| Material provided |
--- --- ---
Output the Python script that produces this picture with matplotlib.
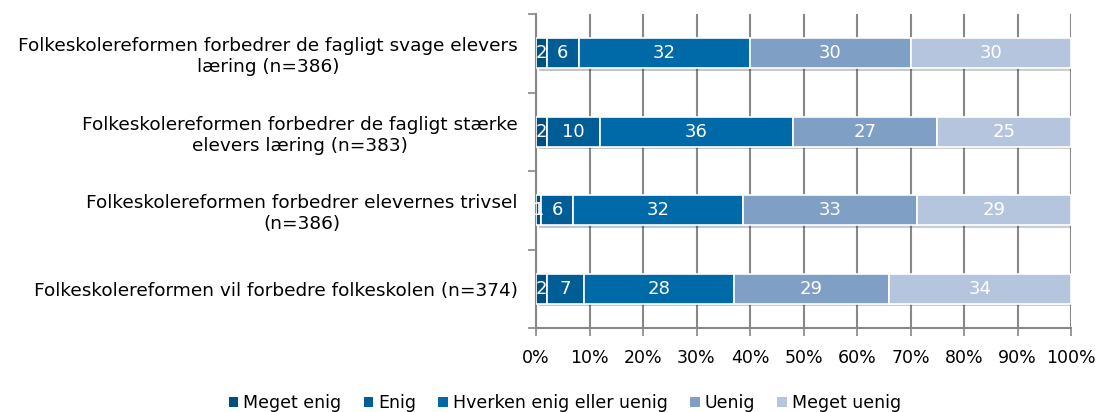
import numpy as np
import matplotlib.pyplot as plt
import matplotlib.patheffects as pe
from matplotlib.patches import Patch

categories = [
    'Folkeskolereformen forbedrer de fagligt svage elevers\nlæring (n=386)',
    'Folkeskolereformen forbedrer de fagligt stærke\nelevers læring (n=383)',
    'Folkeskolereformen forbedrer elevernes trivsel\n(n=386)',
    'Folkeskolereformen vil forbedre folkeskolen (n=374)',
]
series = ['Meget enig', 'Enig', 'Hverken enig eller uenig', 'Uenig', 'Meget uenig']
meget_enig = [2, 2, 1, 2]
enig = [6, 10, 6, 7]
hverken = [32, 36, 32, 28]
uenig = [30, 27, 33, 29]
meget_uenig = [30, 25, 29, 34]
colors = ['#00507f', '#005d96', '#006aa8', '#809fc5', '#b4c5dd']

values = np.array([meget_enig, enig, hverken, uenig, meget_uenig], dtype=float)
shares = values / values.sum(axis=0)  # 100% stacked

plt.rcParams['font.family'] = 'DejaVu Sans'
fig = plt.figure(figsize=(11.01, 4.12), dpi=100)
ax = fig.add_axes([536 / 1101, 1 - 328 / 412, 535 / 1101, 314 / 412])

y = np.arange(len(categories))
left = np.zeros(len(categories))
shadow = [pe.SimplePatchShadow(offset=(2, -2), alpha=0.25), pe.Normal()]
for i, name in enumerate(series):
    bars = ax.barh(y, shares[i], left=left, height=0.38, color=colors[i],
                   edgecolor='white', linewidth=1.2, zorder=3)
    for b in bars:
        b.set_path_effects(shadow)
    for j in range(len(categories)):
        ax.text(left[j] + shares[i][j] / 2, y[j], f'{values[i][j]:.0f}',
                ha='center', va='center', color='white', fontsize=13, zorder=4)
    left += shares[i]

ax.set_xlim(0, 1)
ax.set_ylim(len(categories) - 0.5, -0.5)
ax.set_xticks(np.linspace(0, 1, 11))
ax.set_xticklabels([f'{int(v)}%' for v in np.linspace(0, 100, 11)], fontsize=12.5)
ax.set_yticks(y)
ax.set_yticklabels(categories, fontsize=13.3, multialignment='center')
ax.set_yticks(np.arange(len(categories) + 1) - 0.5, minor=True)
ax.tick_params(axis='y', which='major', length=0, pad=13)
ax.tick_params(axis='y', which='minor', length=6, color='#888888', width=1.2)
ax.tick_params(axis='x', length=6, color='#888888', width=1.2, pad=9)
ax.grid(axis='x', color='#888888', linewidth=1.5, zorder=0)
for s in ['top', 'right']:
    ax.spines[s].set_visible(False)
for s in ['left', 'bottom']:
    ax.spines[s].set_color('#888888')
    ax.spines[s].set_linewidth(1.5)

handles = [Patch(facecolor=c, edgecolor='none') for c in colors]
fig.legend(handles, series, loc='center', bbox_to_anchor=(565 / 1101, 1 - 403 / 412),
           ncol=5, frameon=False, fontsize=12.5, handlelength=0.55, handleheight=0.55,
           handletextpad=0.3, columnspacing=1.27)

fig.savefig('out.png', dpi=100)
--- --- ---
| Given exercise |
Repeat the material verbatim. Do not carry over any picture.

| Written response |
Output the Python script that produces this picture with matplotlib.
import numpy as np
import matplotlib.pyplot as plt
import matplotlib.patheffects as pe
from matplotlib.patches import Patch

categories = [
    'Folkeskolereformen forbedrer de fagligt svage elevers\nlæring (n=386)',
    'Folkeskolereformen forbedrer de fagligt stærke\nelevers læring (n=383)',
    'Folkeskolereformen forbedrer elevernes trivsel\n(n=386)',
    'Folkeskolereformen vil forbedre folkeskolen (n=374)',
]
series = ['Meget enig', 'Enig', 'Hverken enig eller uenig', 'Uenig', 'Meget uenig']
meget_enig = [2, 2, 1, 2]
enig = [6, 10, 6, 7]
hverken = [32, 36, 32, 28]
uenig = [30, 27, 33, 29]
meget_uenig = [30, 25, 29, 34]
colors = ['#00507f', '#005d96', '#006aa8', '#809fc5', '#b4c5dd']

values = np.array([meget_enig, enig, hverken, uenig, meget_uenig], dtype=float)
shares = values / values.sum(axis=0)  # 100% stacked

plt.rcParams['font.family'] = 'DejaVu Sans'
fig = plt.figure(figsize=(11.01, 4.12), dpi=100)
ax = fig.add_axes([536 / 1101, 1 - 328 / 412, 535 / 1101, 314 / 412])

y = np.arange(len(categories))
left = np.zeros(len(categories))
shadow = [pe.SimplePatchShadow(offset=(2, -2), alpha=0.25), pe.Normal()]
for i, name in enumerate(series):
    bars = ax.barh(y, shares[i], left=left, height=0.38, color=colors[i],
                   edgecolor='white', linewidth=1.2, zorder=3)
    for b in bars:
        b.set_path_effects(shadow)
    for j in range(len(categories)):
        ax.text(left[j] + shares[i][j] / 2, y[j], f'{values[i][j]:.0f}',
                ha='center', va='center', color='white', fontsize=13, zorder=4)
    left += shares[i]

ax.set_xlim(0, 1)
ax.set_ylim(len(categories) - 0.5, -0.5)
ax.set_xticks(np.linspace(0, 1, 11))
ax.set_xticklabels([f'{int(v)}%' for v in np.linspace(0, 100, 11)], fontsize=12.5)
ax.set_yticks(y)
ax.set_yticklabels(categories, fontsize=13.3, multialignment='center')
ax.set_yticks(np.arange(len(categories) + 1) - 0.5, minor=True)
ax.tick_params(axis='y', which='major', length=0, pad=13)
ax.tick_params(axis='y', which='minor', length=6, color='#888888', width=1.2)
ax.tick_params(axis='x', length=6, color='#888888', width=1.2, pad=9)
ax.grid(axis='x', color='#888888', linewidth=1.5, zorder=0)
for s in ['top', 'right']:
    ax.spines[s].set_visible(False)
for s in ['left', 'bottom']:
    ax.spines[s].set_color('#888888')
    ax.spines[s].set_linewidth(1.5)

handles = [Patch(facecolor=c, edgecolor='none') for c in colors]
fig.legend(handles, series, loc='center', bbox_to_anchor=(565 / 1101, 1 - 403 / 412),
           ncol=5, frameon=False, fontsize=12.5, handlelength=0.55, handleheight=0.55,
           handletextpad=0.3, columnspacing=1.27)

fig.savefig('out.png', dpi=100)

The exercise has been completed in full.